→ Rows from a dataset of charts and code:
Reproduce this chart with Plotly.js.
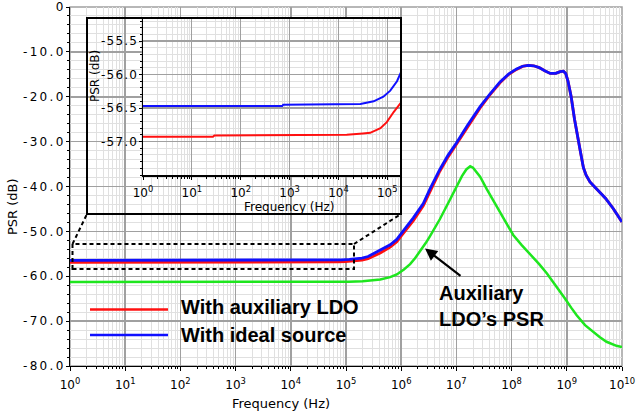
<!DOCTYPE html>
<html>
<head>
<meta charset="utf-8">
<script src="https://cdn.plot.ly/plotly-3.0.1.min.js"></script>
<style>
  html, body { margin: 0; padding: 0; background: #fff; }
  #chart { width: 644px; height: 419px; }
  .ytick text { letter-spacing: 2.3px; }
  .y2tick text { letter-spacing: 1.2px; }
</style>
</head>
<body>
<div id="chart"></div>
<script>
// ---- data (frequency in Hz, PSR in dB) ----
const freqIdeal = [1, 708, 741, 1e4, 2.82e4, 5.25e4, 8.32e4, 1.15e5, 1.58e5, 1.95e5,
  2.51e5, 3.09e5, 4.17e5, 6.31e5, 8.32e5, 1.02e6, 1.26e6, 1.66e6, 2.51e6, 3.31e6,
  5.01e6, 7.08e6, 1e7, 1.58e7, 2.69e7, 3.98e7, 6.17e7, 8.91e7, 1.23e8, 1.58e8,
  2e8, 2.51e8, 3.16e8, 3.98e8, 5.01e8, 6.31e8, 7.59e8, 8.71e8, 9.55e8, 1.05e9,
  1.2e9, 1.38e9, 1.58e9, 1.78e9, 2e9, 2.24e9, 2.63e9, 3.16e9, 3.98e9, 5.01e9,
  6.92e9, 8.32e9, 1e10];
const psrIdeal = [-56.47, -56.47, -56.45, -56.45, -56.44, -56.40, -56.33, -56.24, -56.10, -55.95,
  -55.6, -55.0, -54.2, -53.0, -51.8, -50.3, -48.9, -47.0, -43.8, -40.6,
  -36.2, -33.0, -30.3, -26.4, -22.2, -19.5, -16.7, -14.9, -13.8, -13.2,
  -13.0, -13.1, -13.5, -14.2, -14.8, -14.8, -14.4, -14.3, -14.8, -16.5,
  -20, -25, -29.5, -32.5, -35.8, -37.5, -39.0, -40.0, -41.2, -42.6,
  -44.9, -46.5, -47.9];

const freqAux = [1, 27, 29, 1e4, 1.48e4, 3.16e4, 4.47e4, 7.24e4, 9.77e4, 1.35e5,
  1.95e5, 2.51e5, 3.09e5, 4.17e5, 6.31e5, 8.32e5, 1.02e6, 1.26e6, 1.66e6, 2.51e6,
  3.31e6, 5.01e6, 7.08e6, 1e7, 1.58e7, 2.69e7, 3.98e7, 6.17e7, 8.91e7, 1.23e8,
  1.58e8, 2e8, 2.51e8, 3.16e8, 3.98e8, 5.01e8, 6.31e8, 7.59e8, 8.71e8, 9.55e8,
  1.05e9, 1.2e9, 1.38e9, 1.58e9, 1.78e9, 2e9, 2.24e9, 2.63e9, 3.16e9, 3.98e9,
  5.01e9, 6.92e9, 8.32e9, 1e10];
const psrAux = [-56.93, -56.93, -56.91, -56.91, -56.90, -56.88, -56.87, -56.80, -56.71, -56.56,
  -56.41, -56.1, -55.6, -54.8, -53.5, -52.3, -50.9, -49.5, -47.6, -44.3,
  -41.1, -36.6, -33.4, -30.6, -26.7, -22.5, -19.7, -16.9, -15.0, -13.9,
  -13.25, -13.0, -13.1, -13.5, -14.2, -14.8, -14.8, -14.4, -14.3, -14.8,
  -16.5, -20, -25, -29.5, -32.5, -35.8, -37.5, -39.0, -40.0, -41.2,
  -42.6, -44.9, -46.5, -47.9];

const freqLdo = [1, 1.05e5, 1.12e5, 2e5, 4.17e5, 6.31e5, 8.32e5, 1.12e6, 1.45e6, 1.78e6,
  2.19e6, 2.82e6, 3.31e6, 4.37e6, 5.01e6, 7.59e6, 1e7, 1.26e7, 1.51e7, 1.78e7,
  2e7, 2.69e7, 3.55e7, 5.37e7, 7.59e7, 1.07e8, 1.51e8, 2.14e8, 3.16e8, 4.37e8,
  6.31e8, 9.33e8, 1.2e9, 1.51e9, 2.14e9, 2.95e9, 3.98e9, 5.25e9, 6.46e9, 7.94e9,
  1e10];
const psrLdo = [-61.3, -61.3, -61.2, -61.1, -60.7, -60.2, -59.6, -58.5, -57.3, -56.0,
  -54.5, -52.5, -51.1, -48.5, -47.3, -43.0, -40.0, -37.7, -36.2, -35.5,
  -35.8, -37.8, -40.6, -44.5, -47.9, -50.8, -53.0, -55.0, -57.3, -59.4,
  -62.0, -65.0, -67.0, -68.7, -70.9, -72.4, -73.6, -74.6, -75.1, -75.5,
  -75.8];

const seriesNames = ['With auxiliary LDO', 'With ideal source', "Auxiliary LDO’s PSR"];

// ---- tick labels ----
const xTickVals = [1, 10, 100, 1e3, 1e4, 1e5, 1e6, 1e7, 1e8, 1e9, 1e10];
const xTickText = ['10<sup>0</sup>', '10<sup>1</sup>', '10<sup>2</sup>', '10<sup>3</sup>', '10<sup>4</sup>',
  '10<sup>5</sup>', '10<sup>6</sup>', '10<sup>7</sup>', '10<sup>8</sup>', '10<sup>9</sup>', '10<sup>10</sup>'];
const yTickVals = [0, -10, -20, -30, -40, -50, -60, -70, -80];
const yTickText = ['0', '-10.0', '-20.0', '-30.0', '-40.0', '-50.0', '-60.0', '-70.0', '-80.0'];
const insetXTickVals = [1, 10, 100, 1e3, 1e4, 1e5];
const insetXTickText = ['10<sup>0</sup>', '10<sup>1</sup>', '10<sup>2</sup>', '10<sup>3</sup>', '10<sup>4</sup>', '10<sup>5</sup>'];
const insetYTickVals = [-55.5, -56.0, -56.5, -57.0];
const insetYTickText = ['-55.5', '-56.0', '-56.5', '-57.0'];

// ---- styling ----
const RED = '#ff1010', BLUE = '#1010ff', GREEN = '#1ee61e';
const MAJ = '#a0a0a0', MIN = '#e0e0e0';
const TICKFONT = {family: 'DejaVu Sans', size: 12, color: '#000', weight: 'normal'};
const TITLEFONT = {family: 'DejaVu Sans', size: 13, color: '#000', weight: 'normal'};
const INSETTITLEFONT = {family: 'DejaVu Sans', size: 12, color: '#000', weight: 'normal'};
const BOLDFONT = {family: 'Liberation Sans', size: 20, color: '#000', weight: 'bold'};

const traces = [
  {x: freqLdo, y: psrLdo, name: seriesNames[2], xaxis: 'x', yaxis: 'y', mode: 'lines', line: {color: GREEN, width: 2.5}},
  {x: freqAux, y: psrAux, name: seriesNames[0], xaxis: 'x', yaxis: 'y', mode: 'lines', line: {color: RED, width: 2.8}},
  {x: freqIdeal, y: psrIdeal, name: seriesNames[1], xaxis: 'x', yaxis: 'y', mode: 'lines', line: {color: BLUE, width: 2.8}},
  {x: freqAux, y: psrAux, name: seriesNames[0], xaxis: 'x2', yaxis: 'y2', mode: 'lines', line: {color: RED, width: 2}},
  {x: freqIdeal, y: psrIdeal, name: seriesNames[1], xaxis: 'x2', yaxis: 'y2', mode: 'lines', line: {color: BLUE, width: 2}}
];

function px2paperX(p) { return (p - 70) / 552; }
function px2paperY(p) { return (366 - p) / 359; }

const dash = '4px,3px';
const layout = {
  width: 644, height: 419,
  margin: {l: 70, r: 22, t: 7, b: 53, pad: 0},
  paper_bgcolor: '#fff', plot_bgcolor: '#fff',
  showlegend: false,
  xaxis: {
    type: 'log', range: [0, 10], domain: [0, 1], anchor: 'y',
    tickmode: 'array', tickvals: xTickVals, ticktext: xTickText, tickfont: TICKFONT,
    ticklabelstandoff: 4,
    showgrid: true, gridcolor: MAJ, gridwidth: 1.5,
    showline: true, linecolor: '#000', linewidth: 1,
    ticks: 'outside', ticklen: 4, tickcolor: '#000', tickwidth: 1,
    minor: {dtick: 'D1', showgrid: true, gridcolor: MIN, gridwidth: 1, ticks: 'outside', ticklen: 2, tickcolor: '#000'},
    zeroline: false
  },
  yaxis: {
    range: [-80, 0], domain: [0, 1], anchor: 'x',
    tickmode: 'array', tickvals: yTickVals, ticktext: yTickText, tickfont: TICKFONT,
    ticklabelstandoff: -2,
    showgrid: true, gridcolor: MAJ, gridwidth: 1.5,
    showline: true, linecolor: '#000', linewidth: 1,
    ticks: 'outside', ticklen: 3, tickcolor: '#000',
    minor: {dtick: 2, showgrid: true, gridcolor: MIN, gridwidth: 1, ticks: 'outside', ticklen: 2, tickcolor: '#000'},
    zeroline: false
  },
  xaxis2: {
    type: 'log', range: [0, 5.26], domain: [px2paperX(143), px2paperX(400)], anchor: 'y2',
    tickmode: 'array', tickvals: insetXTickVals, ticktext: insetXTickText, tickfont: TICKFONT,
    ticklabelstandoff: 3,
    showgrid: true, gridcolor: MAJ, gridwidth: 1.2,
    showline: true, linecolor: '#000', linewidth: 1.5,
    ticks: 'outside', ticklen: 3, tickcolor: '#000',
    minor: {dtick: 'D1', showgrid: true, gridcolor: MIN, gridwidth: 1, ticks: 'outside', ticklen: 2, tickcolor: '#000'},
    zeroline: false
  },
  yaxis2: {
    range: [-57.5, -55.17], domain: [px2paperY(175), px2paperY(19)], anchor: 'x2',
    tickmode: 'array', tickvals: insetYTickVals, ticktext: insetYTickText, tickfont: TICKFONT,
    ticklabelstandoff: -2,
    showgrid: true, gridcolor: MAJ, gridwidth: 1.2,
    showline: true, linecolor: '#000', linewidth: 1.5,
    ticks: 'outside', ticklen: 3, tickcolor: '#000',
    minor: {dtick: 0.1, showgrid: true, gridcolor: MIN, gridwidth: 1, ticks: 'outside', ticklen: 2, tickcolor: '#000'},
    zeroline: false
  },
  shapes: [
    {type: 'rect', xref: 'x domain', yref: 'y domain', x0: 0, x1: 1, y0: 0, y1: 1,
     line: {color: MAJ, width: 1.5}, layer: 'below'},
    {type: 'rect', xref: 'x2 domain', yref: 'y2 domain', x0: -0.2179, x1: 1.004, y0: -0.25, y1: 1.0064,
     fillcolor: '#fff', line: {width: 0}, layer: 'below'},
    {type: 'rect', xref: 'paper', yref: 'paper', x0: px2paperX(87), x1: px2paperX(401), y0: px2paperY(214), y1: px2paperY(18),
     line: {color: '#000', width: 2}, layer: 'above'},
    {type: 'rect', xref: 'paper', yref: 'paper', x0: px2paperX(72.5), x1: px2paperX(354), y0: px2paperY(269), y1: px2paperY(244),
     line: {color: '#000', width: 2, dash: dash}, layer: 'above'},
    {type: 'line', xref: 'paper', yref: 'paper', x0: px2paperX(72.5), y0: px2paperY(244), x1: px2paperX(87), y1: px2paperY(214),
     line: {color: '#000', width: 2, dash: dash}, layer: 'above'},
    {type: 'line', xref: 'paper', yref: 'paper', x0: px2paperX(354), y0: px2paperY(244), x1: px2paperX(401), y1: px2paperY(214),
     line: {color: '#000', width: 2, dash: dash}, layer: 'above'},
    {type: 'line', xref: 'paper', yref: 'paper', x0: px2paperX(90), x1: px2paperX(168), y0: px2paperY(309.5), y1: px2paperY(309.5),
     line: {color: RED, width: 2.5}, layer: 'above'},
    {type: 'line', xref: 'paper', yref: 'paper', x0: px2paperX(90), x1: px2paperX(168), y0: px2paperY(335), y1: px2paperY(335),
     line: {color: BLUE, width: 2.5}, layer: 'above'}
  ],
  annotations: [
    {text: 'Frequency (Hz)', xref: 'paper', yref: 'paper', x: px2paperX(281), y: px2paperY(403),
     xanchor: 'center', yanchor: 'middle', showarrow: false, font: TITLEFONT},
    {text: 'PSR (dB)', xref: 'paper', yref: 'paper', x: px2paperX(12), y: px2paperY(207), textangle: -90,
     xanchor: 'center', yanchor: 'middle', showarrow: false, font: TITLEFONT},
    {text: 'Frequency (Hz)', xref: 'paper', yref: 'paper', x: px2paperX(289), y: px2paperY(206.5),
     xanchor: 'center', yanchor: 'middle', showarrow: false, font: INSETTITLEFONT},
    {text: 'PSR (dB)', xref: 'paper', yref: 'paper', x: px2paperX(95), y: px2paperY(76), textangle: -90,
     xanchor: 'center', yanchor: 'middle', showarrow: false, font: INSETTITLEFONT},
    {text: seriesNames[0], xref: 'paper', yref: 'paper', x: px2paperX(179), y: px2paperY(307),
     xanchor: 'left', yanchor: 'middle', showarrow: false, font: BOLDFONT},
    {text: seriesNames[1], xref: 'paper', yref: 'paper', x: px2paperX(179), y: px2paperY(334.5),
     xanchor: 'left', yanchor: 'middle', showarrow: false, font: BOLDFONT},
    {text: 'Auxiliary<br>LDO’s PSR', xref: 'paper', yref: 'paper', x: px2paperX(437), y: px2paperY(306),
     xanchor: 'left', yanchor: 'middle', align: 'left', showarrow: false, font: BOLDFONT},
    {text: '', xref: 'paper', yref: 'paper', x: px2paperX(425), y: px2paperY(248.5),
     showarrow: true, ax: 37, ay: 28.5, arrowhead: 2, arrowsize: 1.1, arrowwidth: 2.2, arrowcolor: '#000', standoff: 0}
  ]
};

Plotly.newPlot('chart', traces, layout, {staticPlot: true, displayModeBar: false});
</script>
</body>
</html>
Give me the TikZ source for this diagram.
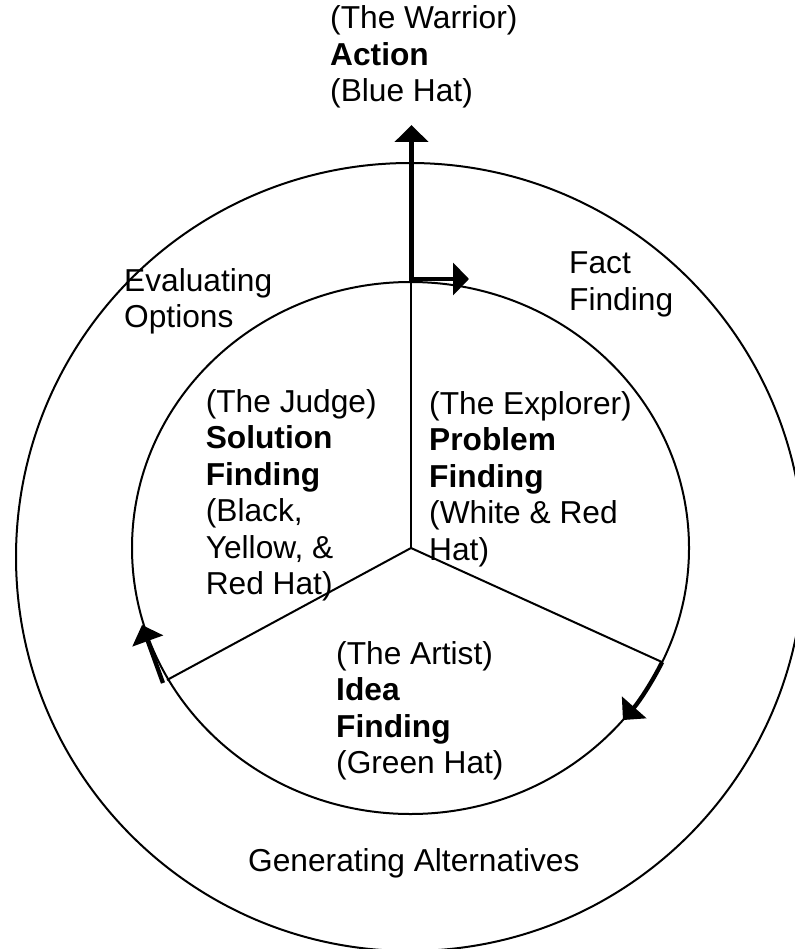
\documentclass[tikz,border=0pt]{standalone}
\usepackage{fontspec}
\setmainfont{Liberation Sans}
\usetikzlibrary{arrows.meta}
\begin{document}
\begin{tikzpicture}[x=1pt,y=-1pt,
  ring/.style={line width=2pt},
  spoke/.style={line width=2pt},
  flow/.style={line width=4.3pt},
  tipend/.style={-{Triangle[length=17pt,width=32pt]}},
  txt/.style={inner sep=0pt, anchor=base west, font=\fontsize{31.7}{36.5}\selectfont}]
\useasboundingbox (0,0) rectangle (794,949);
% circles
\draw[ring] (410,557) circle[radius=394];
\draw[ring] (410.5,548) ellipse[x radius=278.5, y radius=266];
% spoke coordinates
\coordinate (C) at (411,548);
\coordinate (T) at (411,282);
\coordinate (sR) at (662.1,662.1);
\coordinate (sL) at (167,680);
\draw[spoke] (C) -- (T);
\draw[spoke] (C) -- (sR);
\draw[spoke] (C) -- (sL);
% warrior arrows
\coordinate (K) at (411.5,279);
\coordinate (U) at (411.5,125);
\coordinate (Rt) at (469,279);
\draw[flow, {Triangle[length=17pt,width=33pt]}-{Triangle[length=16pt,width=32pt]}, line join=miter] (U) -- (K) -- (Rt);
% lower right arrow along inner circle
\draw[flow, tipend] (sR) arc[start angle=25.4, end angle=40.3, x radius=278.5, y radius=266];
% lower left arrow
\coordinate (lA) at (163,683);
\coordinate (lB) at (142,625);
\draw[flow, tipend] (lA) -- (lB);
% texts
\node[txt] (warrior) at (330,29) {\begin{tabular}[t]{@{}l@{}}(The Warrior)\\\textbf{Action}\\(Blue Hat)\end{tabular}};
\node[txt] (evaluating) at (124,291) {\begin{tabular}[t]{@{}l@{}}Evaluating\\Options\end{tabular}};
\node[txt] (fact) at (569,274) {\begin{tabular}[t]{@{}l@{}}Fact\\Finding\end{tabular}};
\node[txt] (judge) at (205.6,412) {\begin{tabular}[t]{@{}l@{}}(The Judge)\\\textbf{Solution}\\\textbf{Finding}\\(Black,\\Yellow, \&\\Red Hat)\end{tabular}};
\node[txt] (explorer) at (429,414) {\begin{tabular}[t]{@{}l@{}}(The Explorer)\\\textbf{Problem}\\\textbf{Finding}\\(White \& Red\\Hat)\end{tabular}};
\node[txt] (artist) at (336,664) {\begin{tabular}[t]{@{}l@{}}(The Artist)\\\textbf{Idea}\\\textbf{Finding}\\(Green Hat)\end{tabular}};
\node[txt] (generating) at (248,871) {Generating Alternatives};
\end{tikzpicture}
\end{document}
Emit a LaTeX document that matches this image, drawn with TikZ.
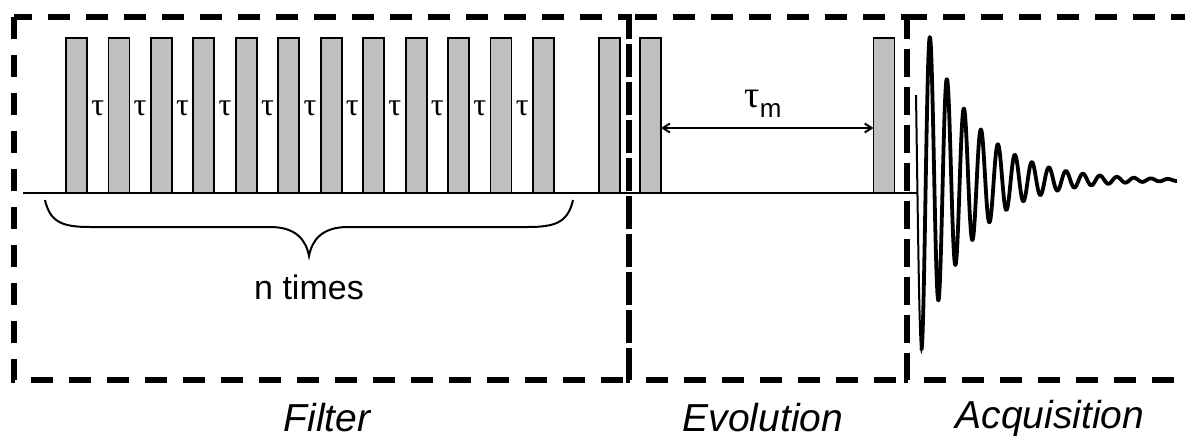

→ Work required:
From the records, copy every line that has the string "source" in it.

→ The response:
const seriesNames = ['With auxiliary LDO', 'With ideal source', "Auxiliary LDO’s PSR"];
Give me the TikZ source for this diagram.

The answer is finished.